The Australian dollar rebounded on Tuesday after the country's central bank held interest rates steady and sounded less dovish than many bears had been betting on, forcing a swift round of short covering.
The Aussie dollar AUD=D3 popped back up to $0.7255, having slipped as low as $0.7194 earlier following a disappointing report on retail sales. Resistance now lies around $0.7284.
The Reserve Bank of Australia (RBA) ended its first policy meeting of the year reiterating the standard line that further progress on unemployment and inflation was expected, even if it was likely to be gradual.
The central bank did trim its forecasts for economic growth and inflation, noting that some downside risks had increased both at home and abroad.
However, the RBA stopped well short of an explicit dovish shift in its policy bias as many speculators had wagered on. Some had thought it might choose to echo the U.S. Federal Reserve, which last week all but abandoned plans for more hikes.
Australian government bond futures dipped in response, with the three-year bond contract YTTc1 off 2.5 ticks at 98.240. The 10-year contract YTCc1 eased 2 ticks to 97.7500.
Futures markets
0#YIB: still imply around a 50-50 chance the RBA will have to cut its 1.5 percent cash rate by year end given the recent dismal run of domestic data.Retail sales figures out on Tuesday showed a 0.4 percent decline in December as shoppers cut back on household goods and clothing.
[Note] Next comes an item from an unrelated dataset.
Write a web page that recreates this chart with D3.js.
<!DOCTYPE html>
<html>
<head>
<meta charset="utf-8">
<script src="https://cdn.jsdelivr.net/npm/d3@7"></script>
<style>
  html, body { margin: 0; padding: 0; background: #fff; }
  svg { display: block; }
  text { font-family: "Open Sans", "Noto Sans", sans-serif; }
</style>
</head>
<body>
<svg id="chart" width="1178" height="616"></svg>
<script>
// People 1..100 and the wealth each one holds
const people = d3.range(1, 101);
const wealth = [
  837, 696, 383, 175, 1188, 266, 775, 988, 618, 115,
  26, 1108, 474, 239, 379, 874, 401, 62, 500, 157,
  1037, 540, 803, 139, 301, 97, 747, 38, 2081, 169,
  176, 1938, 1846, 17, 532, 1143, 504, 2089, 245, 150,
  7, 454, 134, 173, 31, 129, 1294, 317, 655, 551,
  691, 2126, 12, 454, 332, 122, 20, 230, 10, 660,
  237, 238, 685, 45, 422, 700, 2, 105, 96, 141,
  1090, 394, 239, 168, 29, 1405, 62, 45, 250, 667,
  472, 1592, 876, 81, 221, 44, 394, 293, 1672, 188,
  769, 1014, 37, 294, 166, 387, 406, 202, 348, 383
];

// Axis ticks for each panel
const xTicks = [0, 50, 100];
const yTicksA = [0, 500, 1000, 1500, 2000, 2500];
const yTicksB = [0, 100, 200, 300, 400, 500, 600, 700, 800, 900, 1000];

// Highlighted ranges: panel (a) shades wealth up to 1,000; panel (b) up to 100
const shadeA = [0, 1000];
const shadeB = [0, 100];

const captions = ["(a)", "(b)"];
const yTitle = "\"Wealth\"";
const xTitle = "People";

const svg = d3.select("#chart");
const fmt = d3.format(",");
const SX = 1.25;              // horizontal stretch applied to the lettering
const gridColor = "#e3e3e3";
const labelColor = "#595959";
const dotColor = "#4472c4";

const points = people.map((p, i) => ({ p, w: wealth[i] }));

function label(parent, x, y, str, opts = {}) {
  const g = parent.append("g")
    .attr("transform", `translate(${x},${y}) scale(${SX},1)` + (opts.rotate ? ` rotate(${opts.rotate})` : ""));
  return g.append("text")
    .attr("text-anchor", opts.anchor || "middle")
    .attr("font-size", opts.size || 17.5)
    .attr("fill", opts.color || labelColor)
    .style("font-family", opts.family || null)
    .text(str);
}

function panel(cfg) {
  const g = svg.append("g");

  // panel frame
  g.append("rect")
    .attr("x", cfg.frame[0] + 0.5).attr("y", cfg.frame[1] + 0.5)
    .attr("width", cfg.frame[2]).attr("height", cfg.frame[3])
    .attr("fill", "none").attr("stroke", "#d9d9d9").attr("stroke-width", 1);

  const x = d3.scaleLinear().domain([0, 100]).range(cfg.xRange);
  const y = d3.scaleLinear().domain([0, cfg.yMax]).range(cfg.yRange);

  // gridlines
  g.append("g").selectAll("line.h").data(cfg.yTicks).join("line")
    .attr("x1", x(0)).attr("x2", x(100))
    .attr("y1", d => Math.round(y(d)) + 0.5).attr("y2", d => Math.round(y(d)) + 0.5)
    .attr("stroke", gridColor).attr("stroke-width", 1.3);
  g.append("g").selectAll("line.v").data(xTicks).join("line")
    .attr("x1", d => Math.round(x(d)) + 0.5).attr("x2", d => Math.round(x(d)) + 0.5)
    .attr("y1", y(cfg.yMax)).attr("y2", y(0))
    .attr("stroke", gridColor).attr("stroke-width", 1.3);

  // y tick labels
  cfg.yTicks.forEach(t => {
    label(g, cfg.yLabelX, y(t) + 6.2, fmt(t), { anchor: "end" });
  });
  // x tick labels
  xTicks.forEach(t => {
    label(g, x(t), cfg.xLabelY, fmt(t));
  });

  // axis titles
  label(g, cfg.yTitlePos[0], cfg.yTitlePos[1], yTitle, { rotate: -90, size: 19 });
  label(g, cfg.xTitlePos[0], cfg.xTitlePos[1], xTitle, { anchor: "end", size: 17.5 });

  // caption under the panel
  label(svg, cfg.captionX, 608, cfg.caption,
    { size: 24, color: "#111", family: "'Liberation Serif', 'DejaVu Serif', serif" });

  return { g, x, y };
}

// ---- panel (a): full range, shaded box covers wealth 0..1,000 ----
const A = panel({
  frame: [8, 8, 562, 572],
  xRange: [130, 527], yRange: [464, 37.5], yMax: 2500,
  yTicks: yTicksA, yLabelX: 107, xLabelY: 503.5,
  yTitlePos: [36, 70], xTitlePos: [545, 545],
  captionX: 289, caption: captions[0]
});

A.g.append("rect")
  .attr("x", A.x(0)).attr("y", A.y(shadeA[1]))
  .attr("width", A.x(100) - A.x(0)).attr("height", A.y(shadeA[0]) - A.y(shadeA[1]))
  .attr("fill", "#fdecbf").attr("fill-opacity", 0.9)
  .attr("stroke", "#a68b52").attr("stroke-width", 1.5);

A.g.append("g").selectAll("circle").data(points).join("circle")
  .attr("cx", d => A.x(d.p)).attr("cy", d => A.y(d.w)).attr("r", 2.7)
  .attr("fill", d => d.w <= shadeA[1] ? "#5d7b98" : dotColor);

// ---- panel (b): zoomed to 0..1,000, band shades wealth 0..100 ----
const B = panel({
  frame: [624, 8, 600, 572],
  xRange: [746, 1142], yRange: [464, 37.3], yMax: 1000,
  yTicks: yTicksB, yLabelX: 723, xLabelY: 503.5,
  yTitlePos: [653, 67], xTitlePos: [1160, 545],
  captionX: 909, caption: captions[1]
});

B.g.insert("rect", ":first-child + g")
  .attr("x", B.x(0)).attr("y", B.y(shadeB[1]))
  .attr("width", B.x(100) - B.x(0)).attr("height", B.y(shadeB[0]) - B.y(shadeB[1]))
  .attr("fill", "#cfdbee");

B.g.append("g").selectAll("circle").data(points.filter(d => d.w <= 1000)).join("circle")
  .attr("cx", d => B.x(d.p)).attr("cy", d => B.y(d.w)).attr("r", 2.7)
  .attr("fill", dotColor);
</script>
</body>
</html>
Inflation-adjusted sales grew a miserly 0.1 percent for the fourth quarter as a whole, pointing to another subdued contribution from consumption to economic growth.
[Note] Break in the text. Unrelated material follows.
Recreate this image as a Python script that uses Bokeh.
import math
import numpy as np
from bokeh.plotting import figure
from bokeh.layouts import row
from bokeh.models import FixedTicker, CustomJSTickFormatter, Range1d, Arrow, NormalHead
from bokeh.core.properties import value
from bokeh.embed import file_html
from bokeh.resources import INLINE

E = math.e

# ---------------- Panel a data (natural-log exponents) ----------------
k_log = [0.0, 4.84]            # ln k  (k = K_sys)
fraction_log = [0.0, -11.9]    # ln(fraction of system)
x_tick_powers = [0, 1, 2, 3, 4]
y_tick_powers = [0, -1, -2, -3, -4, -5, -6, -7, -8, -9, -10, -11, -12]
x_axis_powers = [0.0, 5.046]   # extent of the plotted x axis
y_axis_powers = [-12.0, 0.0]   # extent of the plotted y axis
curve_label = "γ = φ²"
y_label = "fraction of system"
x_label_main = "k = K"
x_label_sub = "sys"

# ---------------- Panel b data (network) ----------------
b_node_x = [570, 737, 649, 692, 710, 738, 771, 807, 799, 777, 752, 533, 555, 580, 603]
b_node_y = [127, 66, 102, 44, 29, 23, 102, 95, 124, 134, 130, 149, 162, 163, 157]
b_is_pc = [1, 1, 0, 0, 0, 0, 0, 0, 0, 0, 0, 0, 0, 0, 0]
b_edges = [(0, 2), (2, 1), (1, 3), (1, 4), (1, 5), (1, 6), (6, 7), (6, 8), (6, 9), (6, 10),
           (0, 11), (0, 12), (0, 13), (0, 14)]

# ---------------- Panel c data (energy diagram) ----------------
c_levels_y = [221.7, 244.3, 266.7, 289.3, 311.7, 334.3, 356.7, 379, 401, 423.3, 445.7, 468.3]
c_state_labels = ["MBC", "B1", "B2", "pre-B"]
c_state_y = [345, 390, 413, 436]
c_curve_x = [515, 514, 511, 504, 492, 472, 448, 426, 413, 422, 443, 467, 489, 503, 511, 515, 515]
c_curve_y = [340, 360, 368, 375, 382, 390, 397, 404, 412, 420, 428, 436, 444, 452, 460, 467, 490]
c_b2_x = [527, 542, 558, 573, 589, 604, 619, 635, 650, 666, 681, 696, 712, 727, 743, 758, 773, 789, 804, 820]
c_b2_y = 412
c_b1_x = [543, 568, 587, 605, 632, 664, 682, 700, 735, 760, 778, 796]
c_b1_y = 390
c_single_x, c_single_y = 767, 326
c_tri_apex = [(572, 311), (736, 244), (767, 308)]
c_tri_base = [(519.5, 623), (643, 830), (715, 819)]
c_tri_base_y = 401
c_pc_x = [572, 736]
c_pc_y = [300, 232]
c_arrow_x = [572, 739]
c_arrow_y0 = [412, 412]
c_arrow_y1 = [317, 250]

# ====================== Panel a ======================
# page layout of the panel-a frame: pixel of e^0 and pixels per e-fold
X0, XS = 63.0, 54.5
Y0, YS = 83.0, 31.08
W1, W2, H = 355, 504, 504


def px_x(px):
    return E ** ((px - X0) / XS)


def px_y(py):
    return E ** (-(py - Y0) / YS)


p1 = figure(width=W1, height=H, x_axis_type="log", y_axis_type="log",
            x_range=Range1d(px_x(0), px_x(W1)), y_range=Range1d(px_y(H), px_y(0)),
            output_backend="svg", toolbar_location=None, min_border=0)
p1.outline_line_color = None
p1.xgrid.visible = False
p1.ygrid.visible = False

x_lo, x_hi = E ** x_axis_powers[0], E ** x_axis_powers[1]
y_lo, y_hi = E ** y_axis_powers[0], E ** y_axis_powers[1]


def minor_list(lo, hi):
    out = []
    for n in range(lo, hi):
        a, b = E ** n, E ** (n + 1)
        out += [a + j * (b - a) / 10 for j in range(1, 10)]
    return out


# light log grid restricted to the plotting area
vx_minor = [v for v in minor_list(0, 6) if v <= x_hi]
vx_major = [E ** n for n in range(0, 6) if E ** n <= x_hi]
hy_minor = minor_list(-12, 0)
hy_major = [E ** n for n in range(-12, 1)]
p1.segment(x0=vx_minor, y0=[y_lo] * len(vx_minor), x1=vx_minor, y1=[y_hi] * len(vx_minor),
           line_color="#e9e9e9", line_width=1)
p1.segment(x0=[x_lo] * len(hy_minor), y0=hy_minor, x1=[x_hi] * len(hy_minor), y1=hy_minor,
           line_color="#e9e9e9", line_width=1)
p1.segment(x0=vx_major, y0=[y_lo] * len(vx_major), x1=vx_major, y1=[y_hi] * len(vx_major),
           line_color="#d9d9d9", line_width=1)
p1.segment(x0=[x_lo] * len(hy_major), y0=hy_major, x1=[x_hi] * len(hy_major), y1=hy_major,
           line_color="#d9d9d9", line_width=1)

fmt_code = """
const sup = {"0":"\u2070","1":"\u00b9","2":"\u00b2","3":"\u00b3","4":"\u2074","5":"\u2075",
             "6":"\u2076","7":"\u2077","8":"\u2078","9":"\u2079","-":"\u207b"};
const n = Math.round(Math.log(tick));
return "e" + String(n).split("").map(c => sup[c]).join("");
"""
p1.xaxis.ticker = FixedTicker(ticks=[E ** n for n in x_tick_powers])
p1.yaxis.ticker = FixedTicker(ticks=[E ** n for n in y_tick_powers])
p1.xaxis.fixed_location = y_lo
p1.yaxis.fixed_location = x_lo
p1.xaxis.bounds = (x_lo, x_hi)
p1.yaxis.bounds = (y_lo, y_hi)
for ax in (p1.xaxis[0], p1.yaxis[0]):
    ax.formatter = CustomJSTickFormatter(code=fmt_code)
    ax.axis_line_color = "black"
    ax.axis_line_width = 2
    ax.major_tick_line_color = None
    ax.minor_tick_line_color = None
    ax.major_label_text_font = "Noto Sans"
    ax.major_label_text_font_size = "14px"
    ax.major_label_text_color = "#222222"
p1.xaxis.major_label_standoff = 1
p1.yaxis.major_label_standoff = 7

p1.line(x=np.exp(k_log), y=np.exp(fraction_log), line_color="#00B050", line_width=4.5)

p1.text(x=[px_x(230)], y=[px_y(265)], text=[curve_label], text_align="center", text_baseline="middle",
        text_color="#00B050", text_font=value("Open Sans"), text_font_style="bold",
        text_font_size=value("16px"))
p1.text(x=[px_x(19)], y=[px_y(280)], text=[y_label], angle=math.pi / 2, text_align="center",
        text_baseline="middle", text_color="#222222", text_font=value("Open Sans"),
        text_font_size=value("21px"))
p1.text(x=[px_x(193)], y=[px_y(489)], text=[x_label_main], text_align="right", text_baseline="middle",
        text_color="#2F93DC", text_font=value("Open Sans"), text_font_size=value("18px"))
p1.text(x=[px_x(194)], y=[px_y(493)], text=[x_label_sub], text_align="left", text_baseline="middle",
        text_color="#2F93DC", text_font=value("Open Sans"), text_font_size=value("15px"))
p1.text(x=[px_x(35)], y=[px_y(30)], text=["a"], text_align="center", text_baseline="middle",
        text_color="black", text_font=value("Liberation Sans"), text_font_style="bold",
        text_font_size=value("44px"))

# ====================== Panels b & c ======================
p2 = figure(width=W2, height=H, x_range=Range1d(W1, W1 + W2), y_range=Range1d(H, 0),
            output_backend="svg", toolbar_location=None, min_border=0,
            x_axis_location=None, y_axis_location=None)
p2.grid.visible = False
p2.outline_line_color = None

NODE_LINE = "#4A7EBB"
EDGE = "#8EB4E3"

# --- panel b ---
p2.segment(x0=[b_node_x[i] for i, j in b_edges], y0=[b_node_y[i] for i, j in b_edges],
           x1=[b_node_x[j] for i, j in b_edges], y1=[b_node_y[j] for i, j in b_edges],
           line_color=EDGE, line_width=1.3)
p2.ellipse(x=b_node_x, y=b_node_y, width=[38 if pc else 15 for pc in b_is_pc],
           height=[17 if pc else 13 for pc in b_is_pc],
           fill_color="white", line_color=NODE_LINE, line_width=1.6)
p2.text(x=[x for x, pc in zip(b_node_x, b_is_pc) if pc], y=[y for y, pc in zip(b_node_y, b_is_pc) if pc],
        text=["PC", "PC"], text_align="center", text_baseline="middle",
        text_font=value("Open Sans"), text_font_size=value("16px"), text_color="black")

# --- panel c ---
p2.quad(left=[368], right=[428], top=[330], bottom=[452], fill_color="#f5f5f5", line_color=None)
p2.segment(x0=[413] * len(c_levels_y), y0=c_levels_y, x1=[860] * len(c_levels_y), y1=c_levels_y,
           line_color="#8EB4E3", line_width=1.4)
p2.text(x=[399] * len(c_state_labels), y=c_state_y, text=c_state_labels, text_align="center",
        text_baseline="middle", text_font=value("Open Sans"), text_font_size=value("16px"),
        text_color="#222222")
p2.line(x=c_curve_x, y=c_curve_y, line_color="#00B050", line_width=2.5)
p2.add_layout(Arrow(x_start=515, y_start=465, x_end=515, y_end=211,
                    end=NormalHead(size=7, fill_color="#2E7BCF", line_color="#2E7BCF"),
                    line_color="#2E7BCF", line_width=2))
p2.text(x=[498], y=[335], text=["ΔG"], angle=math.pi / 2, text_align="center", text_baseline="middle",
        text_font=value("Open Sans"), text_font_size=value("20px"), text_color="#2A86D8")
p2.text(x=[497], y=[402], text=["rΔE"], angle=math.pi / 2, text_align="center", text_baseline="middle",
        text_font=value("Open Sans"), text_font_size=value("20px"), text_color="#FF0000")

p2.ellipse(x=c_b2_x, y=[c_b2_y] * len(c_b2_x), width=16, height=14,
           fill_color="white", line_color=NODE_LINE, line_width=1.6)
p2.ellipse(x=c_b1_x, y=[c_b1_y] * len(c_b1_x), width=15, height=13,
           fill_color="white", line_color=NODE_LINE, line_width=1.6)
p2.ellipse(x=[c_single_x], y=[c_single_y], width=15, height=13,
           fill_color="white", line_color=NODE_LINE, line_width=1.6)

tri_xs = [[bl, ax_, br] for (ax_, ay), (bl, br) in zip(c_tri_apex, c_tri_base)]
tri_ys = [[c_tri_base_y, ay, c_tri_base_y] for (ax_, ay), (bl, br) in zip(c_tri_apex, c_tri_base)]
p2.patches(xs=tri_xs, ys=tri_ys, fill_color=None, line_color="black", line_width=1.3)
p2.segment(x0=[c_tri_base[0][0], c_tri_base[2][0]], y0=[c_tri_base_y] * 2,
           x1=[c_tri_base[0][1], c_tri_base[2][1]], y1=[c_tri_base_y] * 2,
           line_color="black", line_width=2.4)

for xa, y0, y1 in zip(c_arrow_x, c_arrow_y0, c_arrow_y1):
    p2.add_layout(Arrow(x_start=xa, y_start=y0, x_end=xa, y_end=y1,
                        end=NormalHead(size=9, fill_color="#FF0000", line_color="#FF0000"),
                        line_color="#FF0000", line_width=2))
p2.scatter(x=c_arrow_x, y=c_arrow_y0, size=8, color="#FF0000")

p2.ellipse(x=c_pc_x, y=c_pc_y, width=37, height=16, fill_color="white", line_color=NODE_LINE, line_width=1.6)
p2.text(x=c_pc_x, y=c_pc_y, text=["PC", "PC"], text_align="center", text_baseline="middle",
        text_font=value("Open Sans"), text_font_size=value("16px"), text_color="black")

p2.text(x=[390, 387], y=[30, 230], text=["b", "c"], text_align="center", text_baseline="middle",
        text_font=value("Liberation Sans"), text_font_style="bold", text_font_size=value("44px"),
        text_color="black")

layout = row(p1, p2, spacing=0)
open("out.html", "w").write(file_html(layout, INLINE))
"Retail is worth about a third of total household consumption, so the early indication is that total consumer spending growth will be soft in Q4, as it was in Q3," warned CBA senior economist Gareth Aird.
"Despite decent employment growth, a tightening labour market and a gradual lift in wages growth, spending growth has eased," he added, pointing a finger at falling home prices as one likely culprit for consumer caution.
The poor result overshadowed trade data showing Australia boasted its second-largest surplus on record in December at A$3.7 billion.
Much of the improvement was due to a steep 6 percent drop in imports, which also spoke of softness in domestic demand, though exports grew at a strong 16 percent compared to a year earlier.
The New Zealand dollar NZD=D3 was dragged higher by the Aussie, rising to $0.6899 from a trough at $0.6871.
The kiwi faces its own data test on Thursday when the labour report for the fourth quarter is released.
Economists polled by Reuters expected the unemployment rate to have edged up to 4.1 percent, from a decade-low of 3.9 percent.
Annual wage growth was forecast to pick up slightly to 2.0 percent, which could provide comfort for the Reserve Bank of New Zealand which is set to release its first monetary policy decision of the year next week.
New Zealand government bonds
0#NZTSY= eased, sending yields 1.5 basis points higher at the long end of the curve.